NASA autonomous flight software successfully used in air taxi stand-ins



In late October, two research helicopters from the manufacturer Sikorsky, a Lockheed Martin company, made a dozen test flights over Long Island Sound, Connecticut taking care to avoid other aircraft in the area around them. Except the ordinary-looking helicopters were flying autonomously—guided by NASA-designed software—and those other aircraft were virtual, part of a simulation to test pilotless flight systems. This was the first time two autonomous aircraft were flying at one another using NASA designed collision avoidance software


The work was part of NASA's efforts to design and evaluate technologies that could eventually lead to air taxis and other new, automated air transportation options.

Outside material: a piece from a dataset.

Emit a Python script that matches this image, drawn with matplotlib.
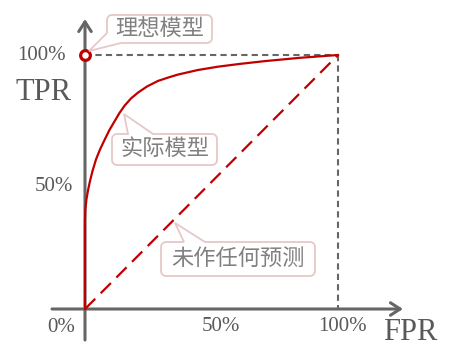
import numpy as np
import matplotlib
matplotlib.use('Agg')
import matplotlib.pyplot as plt
from matplotlib.patches import Polygon

# ROC curve
fpr = [0, 0, 0.0012, 0.0059, 0.0119, 0.0198, 0.0296, 0.0435, 0.0593, 0.0779,
       0.0968, 0.1174, 0.1364, 0.1569, 0.1818, 0.2095, 0.2451, 0.2885, 0.3281,
       0.3676, 0.4466, 0.5257, 0.6126, 0.7115, 0.8498, 1.0]
tpr = [0, 0.350, 0.390, 0.433, 0.467, 0.504, 0.543, 0.589, 0.628, 0.667,
       0.705, 0.740, 0.772, 0.801, 0.829, 0.852, 0.876, 0.898, 0.911,
       0.923, 0.941, 0.954, 0.965, 0.976, 0.989, 1.0]
diag = [0, 1]
ideal = (0, 1)

y_ticks = ['100%', '50%']
x_ticks = ['0%', '50%', '100%']
notes = ['理想模型', '实际模型', '未作任何预测']

RED = '#c00000'
GRAY = '#666666'
TXT = '#595959'
PINK = '#e6c8c8'
NOTE_TXT = '#808080'

W, H = 451, 357
# pixel (from top-left) -> data
def pd_(px, py):
    return ((px - 85) / 253.0, (309 - py) / 254.0)


def arc(cx, cy, r, t0, t1, n=8):
    t = np.radians(np.linspace(t0, t1, n))
    return list(zip(cx + r * np.cos(t), cy + r * np.sin(t)))


def callout(ax, box, ptr, text, r=5):
    # box in pixels: x0, ytop, x1, ybottom ; work in y-up pixel space
    x0, yt, x1, yb = box[0], H - box[1], box[2], H - box[3]
    kind, a, b, tip = ptr
    tip = (tip[0], H - tip[1])
    pts = arc(x0 + r, yt - r, r, 180, 90)
    if kind == 'top':
        pts += [(a, yt), tip, (b, yt)]
    pts += arc(x1 - r, yt - r, r, 90, 0)
    pts += arc(x1 - r, yb + r, r, 0, -90)
    if kind == 'bl':
        # pointer replaces the bottom-left corner
        pts += [(b, yb), tip, (x0, H - a)]
    else:
        pts += arc(x0 + r, yb + r, r, -90, -180)
    pts = [pd_(x, H - y) for x, y in pts]
    ax.add_patch(Polygon(pts, closed=True, fc='white', ec=PINK, lw=1.3, zorder=5))
    cx, cy = pd_((box[0] + box[2]) / 2.0, (box[1] + box[3]) / 2.0 - 1)
    ax.text(cx, cy, text, ha='center', va='center', fontsize=16,
            color=NOTE_TXT, family=['Noto Sans CJK SC', 'DejaVu Sans'], zorder=6)


fig = plt.figure(figsize=(W / 100, H / 100), dpi=100)
ax = fig.add_axes([0, 0, 1, 1])
ax.set_xlim(pd_(0, 0)[0], pd_(W, 0)[0])
ax.set_ylim(pd_(0, H)[1], pd_(0, 0)[1])
ax.axis('off')

# axes with arrows
arw = dict(arrowstyle='->,head_length=0.7,head_width=0.45', lw=2.2,
           color=GRAY, shrinkA=0, shrinkB=0)
ax.annotate('', xy=pd_(403, 309), xytext=pd_(52, 309), arrowprops=arw, zorder=2)
ax.annotate('', xy=pd_(85, 19), xytext=pd_(85, 340), arrowprops=arw, zorder=2)

# guide lines to (1,1)
ax.plot([0, 1], [1, 1], color=GRAY, lw=1.5, dashes=(3, 2), zorder=1)
ax.plot([1, 1], [1, 0], color=GRAY, lw=1.5, dashes=(3, 2), zorder=1)

# random guess diagonal and the ROC curve
ax.plot(diag, diag, color=RED, lw=1.6, dashes=(6.5, 3.5), zorder=3)
ax.plot(fpr, tpr, color=RED, lw=1.6, zorder=3, solid_joinstyle='round')
ax.plot(*ideal, 'o', ms=7, mfc='white', mec=RED, mew=2.3, zorder=4)

# labels
serif = 'Liberation Serif'
ax.text(*pd_(41.7, 56), y_ticks[0], ha='center', va='center', fontsize=15, color=TXT, family=serif)
ax.text(*pd_(53.4, 186.5), y_ticks[1], ha='center', va='center', fontsize=15, color=TXT, family=serif)
ax.text(*pd_(61.5, 327), x_ticks[0], ha='center', va='center', fontsize=15, color=TXT, family=serif)
ax.text(*pd_(221, 326.5), x_ticks[1], ha='center', va='center', fontsize=15, color=TXT, family=serif)
ax.text(*pd_(342.5, 326.5), x_ticks[2], ha='center', va='center', fontsize=15, color=TXT, family=serif)
ax.text(*pd_(43.5, 93), 'TPR', ha='center', va='center', fontsize=22, color=TXT, family=serif)
ax.text(*pd_(410, 333), 'FPR', ha='center', va='center', fontsize=22, color=TXT, family=serif)

# callouts
callout(ax, (107, 15, 212, 43), ('bl', 33, 121, (89, 51)), notes[0])
callout(ax, (112, 134, 217, 165), ('top', 128, 153, (124, 114)), notes[1])
callout(ax, (161, 242, 315, 276), ('top', 184, 205, (175, 223)), notes[2])

fig.savefig('out.png', dpi=100)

For the tests, the team used two experimental helicopters adapted for autonomous systems, known as the SARA (Sikorsky Autonomy Research Aircraft) a modified S-76B and the larger OPV (Optionally Piloted Vehicle) Black Hawk. Researchers loaded five NASA-designed software systems into the helicopters, which worked with the automated flight system already integrated by Sikorsky and DARPA.

"These flight tests using Sikorsky's SARA and OPV helicopters show how we can stack technologies together to increase automation over time in a maintainable and scalable way," says Adam Yingling, NASA project lead. "These efforts demonstrate that we can safely integrate operations to fly the aircraft using several technologies in one navigation tablet."

A NASA and a Sikorsky safety pilot onboard each helicopter supervised the flight tests. Sikorsky's flight autonomy system, in combination with NASA software, running on tablets the agency designed, allowed the helicopters to fly autonomously along multiple planned routes. The tablets also enabled the safety pilots to monitor flight path options the software selected whenever course corrections needed to occur.

The safety pilots observed how the helicopters responded to software-initiated commands, and NASA researchers evaluated how the different software systems worked together to control each aircraft.